# Publications: Computational Statistics

#### Adaptive Component-wise Multiple-Try Metropolis

by JinyoungYang, Evgeny

Journal of Computational and Graphical Statistics | 2018

Short Summary: Adaptive MCMC for targets with irregular characteristics

#### Backpropagation through the Void: Optimizing control variates for black-box gradient estimation

by Will Grathwohl, Dami Choi, Yuhuai Wu, Geoffrey Roeder, and David Duvenaud

International Conference on Learning Representations | 2018

Short Summary: We learn low-variance, unbiased gradient estimators for any function of random variables. We backprop through a neural net surrogate of the original function, which is optimized to minimize gradient variance during the optimization of the original objective. We train discrete latent-variable models, and do continuous and discrete reinforcement learning with an adaptive, action-conditional baseline.

#### Global Non-convex Optimization with Discretized Diffusions

by Murat A. Erdogdu, Lester Mackey, and Ohad Shamir

Advances in Neural Information Processing Systems | 2018 (to appear)

Short summary: An Euler discretization of the Langevin diffusion is known to converge to the global minimizers of certain convex and non-convex optimization problems. We show that this property holds for any suitably smooth diffusion and that different diffusions are suitable for optimizing different classes of convex and non-convex functions. This allows us to design diffusions suitable for globally optimizing convex and non-convex functions not covered by the existing Langevin theory. Our non-asymptotic analysis delivers computable optimization and integration error bounds based on easily accessed properties of the objective and chosen diffusion. Central to our approach are new explicit Stein factor bounds on the solutions of Poisson equations. We complement these results with improved optimization guarantees for targets other than the standard Gibbs measure.

#### Neural Ordinary Differential Equations

by Ricky T. Q. Chen, Yulia Rubanova, Jesse Bettencourt, and David Duvenaud

Advances in Neural Information Processing Systems | 2018

Short Summary: We introduce a new family of deep neural network models. Instead of specifying a discrete sequence of hidden layers, we parameterize the derivative of the hidden state using a neural network. The output of the network is computed using a black-box differential equation solver. These continuous-depth models have constant memory cost, adapt their evaluation strategy to each input, and can explicitly trade numerical precision for speed. We demonstrate these properties in continuous-depth residual networks and continuous-time latent variable models. We also construct continuous normalizing flows, a generative model that can train by maximum likelihood, without partitioning or ordering the data dimensions. For training, we show how to scalably backpropagate through any ODE solver, without access to its internal operations. This allows end-to-end training of ODEs within larger models.

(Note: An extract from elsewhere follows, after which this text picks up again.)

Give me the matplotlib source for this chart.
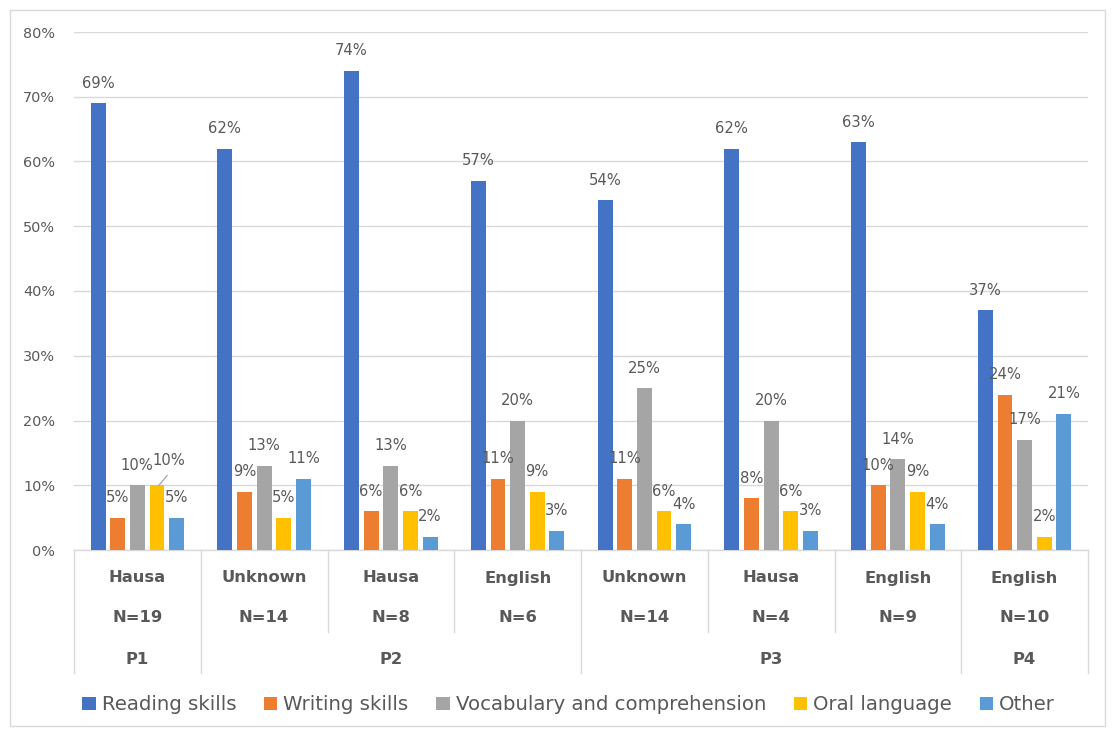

#### Scalable Approximations for Generalized Linear Problems

by Murat A. Erdogdu, Mohsen Bayati, and Lee H. Dicker

Journal of Machine Learning Research | 2018 (to appear)

Short Summary: In stochastic optimization, the population risk is generally approximated by the empirical risk. However, in the large-scale setting, minimization of the empirical risk may be computationally restrictive. In this paper, we design an efficient algorithm to approximate the population risk minimizer in generalized linear problems such as binary classification with surrogate losses and generalized linear regression models. We focus on large-scale problems, where the iterative minimization of the empirical risk is computationally intractable, i.e., the number of observations $n$ is much larger than the dimension of the parameter $p$, i.e. $n \gg p \gg 1$. We show that under random sub-Gaussian design, the true minimizer of the population risk is approximately proportional to the corresponding ordinary least squares (OLS) estimator. Using this relation, we design an algorithm that achieves the same accuracy as the empirical risk minimizer through iterations that attain up to a quadratic convergence rate, and that are computationally cheaper than any batch optimization algorithm by at least a factor of $\mathcal{O}(p)$. We provide theoretical guarantees for our algorithm, and analyze the convergence behavior in terms of data dimensions.